Solution: Before solving any problem make sure you lay down all the assumptions you are making and validate them with the interviewer.
- The numbers are 32 bit integers.
- The size of the set (cardinality) is very small compared to the possible number of integers (lets say 100 numbers)
- Design for faster lookup
So we've looked at an array, linked list, hashtable and none seem to solve it. Linked list looked promising but look up was O(n). Can we improve the lookup in a linked list? First of all, whats better than O(n)? O(log n), right? What data structure does that remind you of? A Binary Search Tree!!
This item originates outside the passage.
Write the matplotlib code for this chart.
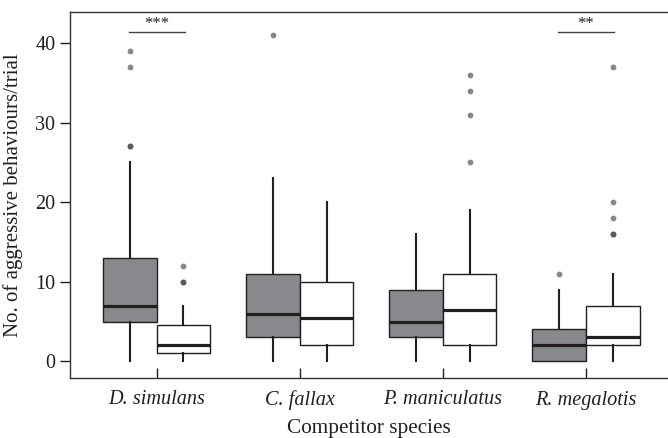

Lets explore if we can utilize a Binary Search Tree here. So, if we started inserting numbers in a Binary Search Tree, each insertion would cost us O(log n). There are n number of insertions, so inserting all the numbers is going to be O(n log n). When we insert each number we also store the count at the node. So if a number is inserted for the first time we create a node in the tree and store the number itself and also the count (1 for the 1st occurrence). Any subsequent occurrence will not create a new node. Instead, we'll find the corresponding node and just update the count. So by the time we are done processing all the numbers we'll have a nice binary search tree with all the numbers and their occurrences.
Now the comes the look up part. Look up in a Binary Search Tree is O(log n). Any time we are presented a number and asked for the number of occurrences we can look up (or not ) the number and get its count.
If we were to design for faster insert we'd be better off using an unsorted linked list. Insert would have been O(1) (just insert at the end) and look up would be O(n). So for a small n this wouldn't be terribly bad.
Note: There is another data structure called the skip list which is a layered linked list type data structure which has O(log n) look up and insert. The linked list in the skip list is a sorted list and that would make our insert O(n log n).